--- START ---

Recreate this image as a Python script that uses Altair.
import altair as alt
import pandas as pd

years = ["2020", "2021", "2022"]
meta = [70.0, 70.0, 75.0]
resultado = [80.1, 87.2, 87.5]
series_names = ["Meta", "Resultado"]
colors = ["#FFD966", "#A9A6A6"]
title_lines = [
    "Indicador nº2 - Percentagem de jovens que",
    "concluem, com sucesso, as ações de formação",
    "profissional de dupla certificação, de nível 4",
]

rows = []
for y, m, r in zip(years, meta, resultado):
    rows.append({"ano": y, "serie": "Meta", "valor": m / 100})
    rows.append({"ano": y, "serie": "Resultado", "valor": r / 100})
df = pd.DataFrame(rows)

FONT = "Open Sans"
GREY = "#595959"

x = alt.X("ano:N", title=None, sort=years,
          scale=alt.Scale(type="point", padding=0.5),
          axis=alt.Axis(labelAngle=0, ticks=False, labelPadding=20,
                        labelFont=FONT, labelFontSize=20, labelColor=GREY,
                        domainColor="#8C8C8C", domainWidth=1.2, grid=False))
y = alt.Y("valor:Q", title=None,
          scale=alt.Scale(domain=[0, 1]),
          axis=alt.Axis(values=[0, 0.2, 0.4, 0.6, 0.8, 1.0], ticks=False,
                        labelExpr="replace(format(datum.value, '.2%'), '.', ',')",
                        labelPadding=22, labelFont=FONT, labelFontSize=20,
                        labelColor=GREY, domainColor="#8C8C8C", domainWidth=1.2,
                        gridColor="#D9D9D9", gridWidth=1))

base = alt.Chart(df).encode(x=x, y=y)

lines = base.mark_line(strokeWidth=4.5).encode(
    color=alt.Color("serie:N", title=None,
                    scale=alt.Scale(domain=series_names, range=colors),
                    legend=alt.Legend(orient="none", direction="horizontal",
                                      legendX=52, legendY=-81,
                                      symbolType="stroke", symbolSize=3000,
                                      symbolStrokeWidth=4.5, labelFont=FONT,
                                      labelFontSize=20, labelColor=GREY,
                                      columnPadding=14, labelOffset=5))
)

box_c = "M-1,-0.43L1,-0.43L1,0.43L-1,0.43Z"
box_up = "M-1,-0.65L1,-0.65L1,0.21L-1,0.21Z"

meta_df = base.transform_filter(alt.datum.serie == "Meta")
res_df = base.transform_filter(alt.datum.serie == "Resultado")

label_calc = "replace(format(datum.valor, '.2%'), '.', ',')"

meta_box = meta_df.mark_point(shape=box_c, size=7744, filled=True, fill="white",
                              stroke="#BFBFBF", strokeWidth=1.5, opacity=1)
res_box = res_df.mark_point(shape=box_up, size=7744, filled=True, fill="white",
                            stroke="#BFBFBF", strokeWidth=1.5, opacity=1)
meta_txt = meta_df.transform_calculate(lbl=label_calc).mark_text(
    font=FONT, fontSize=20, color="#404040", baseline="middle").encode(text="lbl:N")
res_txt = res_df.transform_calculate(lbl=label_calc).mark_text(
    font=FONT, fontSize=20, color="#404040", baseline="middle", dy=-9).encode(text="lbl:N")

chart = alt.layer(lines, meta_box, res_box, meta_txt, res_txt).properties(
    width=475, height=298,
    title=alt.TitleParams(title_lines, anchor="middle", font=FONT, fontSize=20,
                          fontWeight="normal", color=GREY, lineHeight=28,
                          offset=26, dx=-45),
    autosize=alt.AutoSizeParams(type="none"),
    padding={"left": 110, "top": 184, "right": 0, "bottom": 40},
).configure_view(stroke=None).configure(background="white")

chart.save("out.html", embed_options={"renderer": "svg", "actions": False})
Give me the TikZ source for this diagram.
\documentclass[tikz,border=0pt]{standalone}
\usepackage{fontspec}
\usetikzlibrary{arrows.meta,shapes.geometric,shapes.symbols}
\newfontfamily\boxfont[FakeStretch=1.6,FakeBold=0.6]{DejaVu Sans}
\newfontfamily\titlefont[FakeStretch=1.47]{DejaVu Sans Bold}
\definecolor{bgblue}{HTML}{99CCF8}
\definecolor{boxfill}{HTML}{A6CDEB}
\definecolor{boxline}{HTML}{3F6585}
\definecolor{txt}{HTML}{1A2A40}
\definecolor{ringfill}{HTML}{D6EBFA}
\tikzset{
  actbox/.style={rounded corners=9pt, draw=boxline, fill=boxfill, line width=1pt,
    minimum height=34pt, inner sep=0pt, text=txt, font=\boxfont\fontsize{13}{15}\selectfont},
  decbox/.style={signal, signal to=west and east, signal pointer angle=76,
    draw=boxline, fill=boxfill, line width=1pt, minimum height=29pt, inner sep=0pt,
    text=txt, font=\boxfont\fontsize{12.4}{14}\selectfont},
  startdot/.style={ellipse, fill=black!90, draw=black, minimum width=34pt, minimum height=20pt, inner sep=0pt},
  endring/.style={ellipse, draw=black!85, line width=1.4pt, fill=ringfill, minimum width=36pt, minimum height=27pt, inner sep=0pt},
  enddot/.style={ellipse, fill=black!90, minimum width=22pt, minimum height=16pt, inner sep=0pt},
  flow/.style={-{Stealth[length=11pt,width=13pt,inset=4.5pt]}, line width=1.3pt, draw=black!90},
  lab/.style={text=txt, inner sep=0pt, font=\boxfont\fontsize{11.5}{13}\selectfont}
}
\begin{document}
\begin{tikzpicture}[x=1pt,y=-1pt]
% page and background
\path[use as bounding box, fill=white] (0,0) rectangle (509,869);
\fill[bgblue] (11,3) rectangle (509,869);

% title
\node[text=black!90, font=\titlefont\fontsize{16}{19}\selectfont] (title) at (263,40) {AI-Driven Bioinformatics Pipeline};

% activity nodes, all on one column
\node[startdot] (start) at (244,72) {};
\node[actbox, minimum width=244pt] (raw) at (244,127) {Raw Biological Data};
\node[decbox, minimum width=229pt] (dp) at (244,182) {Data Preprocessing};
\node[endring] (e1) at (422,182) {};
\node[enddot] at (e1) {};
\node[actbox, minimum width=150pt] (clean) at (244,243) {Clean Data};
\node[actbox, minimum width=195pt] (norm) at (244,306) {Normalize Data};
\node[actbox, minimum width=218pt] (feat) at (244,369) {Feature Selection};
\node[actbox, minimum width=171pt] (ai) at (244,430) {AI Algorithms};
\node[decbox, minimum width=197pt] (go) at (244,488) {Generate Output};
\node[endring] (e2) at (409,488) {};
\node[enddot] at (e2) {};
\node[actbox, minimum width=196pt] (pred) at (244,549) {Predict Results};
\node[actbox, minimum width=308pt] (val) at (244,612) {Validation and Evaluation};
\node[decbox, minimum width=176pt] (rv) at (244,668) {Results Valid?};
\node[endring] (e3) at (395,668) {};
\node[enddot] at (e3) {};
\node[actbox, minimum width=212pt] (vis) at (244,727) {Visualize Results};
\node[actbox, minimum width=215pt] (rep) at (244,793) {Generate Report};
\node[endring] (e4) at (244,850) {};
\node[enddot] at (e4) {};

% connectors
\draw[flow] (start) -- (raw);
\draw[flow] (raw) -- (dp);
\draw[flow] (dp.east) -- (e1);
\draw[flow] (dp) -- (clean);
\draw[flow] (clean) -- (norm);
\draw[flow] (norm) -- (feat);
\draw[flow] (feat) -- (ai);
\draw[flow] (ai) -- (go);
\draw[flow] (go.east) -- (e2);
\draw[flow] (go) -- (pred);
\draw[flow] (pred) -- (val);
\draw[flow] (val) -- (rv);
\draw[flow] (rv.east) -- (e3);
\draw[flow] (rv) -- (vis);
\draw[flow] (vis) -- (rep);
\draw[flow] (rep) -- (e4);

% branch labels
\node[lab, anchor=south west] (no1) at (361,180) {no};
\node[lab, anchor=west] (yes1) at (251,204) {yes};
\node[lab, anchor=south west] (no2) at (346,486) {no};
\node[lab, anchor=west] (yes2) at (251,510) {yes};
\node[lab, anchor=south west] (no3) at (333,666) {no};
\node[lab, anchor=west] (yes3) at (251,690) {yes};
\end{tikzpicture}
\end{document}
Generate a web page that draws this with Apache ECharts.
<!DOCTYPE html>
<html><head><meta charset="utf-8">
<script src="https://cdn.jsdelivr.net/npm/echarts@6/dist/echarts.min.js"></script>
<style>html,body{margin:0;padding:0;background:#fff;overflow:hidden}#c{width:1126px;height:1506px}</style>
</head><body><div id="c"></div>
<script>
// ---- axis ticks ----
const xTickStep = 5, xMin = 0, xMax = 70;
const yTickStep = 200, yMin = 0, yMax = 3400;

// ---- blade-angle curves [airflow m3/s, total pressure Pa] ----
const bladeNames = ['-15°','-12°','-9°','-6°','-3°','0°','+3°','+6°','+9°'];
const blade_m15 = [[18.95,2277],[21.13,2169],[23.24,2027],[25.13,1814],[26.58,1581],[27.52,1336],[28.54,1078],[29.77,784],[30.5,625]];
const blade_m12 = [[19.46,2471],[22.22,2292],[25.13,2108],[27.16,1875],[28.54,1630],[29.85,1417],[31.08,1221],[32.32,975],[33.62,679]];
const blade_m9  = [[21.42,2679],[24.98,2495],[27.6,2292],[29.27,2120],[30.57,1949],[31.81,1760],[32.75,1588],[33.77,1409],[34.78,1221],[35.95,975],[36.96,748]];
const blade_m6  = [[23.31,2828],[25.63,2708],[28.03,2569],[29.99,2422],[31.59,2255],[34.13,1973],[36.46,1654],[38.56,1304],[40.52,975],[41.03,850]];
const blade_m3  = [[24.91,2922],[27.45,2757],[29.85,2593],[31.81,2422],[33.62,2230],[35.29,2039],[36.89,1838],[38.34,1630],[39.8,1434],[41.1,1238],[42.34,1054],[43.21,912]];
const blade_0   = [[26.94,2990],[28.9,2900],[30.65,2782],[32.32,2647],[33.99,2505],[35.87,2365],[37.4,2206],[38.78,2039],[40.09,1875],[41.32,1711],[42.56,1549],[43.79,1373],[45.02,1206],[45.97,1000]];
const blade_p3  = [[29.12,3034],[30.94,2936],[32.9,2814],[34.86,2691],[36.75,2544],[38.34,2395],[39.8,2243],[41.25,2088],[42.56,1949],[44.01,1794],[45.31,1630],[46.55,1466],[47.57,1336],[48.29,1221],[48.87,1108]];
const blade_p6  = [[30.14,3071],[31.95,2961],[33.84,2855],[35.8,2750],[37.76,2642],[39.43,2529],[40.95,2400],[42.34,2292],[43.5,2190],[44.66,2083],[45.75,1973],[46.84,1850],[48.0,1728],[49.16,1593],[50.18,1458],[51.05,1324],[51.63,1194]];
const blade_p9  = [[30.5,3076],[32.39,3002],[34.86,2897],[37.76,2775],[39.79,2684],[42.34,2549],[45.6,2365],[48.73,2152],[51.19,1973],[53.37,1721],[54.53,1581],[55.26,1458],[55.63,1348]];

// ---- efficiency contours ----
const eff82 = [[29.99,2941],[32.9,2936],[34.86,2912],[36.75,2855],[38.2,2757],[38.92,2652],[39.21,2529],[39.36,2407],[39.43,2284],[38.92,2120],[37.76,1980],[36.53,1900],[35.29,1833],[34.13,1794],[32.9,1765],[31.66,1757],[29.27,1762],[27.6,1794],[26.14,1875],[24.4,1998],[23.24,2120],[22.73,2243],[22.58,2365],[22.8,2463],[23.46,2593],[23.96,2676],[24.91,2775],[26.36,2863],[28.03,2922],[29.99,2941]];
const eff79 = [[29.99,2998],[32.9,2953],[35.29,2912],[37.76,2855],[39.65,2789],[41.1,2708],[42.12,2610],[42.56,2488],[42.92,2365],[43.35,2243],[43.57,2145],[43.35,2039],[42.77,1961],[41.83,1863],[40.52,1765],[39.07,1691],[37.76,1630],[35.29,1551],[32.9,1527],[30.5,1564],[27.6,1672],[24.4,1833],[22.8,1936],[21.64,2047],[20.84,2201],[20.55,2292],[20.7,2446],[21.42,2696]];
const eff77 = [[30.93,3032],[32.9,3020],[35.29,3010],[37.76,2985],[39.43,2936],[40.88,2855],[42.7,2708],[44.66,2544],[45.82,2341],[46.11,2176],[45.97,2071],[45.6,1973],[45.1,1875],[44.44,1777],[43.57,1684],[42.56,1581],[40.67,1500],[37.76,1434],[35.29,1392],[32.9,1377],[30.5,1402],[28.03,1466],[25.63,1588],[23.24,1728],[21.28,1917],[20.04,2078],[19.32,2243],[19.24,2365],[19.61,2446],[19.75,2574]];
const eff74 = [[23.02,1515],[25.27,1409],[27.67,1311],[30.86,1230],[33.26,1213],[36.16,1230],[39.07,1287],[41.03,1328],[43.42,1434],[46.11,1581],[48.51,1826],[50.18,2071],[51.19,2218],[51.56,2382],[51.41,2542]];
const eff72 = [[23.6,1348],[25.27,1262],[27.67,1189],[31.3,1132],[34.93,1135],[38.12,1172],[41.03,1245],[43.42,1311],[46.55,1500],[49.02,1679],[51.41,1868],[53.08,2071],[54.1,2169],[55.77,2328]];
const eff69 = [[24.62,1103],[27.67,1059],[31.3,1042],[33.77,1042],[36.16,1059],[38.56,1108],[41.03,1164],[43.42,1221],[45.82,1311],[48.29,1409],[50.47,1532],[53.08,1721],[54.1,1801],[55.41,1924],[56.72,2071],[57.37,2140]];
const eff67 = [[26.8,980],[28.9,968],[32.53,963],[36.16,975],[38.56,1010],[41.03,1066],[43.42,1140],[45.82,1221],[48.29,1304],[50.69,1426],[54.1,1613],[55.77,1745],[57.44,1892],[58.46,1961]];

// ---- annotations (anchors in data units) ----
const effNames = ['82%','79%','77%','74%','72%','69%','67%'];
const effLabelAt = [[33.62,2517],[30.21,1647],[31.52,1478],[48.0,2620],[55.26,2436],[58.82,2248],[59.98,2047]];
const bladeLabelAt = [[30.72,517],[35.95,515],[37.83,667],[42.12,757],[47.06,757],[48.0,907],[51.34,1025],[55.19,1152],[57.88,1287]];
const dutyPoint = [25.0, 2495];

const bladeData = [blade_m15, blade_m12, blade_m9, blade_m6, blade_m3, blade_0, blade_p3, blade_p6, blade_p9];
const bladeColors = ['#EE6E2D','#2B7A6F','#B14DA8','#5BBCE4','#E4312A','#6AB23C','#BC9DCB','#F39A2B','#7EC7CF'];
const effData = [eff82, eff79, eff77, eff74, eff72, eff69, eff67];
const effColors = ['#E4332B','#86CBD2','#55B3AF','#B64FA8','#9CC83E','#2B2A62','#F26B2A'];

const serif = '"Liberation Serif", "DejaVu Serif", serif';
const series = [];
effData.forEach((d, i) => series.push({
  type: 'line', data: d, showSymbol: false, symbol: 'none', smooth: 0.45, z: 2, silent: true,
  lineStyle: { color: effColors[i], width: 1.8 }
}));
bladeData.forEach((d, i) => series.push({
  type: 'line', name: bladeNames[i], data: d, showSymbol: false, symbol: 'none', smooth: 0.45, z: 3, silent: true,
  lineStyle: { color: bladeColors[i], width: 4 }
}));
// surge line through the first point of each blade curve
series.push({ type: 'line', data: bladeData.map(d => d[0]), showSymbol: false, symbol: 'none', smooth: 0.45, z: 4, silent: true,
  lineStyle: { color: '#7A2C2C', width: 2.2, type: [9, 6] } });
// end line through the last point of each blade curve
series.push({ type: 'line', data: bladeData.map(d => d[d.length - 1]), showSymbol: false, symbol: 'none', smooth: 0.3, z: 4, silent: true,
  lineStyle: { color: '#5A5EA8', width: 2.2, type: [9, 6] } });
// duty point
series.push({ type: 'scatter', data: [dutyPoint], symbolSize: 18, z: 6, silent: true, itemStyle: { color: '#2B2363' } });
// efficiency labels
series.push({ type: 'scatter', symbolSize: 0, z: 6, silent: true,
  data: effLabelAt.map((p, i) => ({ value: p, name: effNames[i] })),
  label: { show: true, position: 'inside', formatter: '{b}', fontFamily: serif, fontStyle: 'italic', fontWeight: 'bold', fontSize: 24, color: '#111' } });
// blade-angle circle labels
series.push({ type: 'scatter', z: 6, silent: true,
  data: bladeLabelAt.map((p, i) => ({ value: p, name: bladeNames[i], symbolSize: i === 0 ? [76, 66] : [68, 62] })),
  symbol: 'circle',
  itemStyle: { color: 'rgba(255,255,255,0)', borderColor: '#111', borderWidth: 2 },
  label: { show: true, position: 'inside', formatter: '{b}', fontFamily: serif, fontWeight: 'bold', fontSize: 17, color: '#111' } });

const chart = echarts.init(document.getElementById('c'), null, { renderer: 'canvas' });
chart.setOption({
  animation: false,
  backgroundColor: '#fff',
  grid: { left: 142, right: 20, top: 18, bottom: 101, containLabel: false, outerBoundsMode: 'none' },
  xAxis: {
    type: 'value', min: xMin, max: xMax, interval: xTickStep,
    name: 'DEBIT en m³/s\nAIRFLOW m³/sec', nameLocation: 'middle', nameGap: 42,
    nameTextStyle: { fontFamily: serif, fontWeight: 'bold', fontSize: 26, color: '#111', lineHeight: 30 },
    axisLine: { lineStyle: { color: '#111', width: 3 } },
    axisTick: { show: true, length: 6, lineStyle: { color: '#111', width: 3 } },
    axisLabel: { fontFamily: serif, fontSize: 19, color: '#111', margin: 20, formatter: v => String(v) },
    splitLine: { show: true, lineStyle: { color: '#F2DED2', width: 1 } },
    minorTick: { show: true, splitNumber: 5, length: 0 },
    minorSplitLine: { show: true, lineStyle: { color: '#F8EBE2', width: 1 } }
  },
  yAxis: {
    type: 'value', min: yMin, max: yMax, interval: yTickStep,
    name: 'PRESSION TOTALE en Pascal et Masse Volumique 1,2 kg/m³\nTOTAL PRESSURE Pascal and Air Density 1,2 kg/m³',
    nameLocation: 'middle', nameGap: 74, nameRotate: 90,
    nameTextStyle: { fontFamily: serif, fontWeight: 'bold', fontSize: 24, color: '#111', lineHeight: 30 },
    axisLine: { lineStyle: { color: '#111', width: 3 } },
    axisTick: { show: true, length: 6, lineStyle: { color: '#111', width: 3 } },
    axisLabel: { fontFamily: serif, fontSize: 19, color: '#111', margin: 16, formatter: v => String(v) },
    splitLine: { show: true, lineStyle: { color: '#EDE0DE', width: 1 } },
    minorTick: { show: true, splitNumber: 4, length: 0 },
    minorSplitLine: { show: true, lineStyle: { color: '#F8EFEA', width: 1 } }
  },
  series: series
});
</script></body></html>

--- END ---

(What is required): Look at the material above and copy, word for word, its lines from the first through the one containing "import pandas as pd".

(Final answer):
Recreate this image as a Python script that uses Altair.
import altair as alt
import pandas as pd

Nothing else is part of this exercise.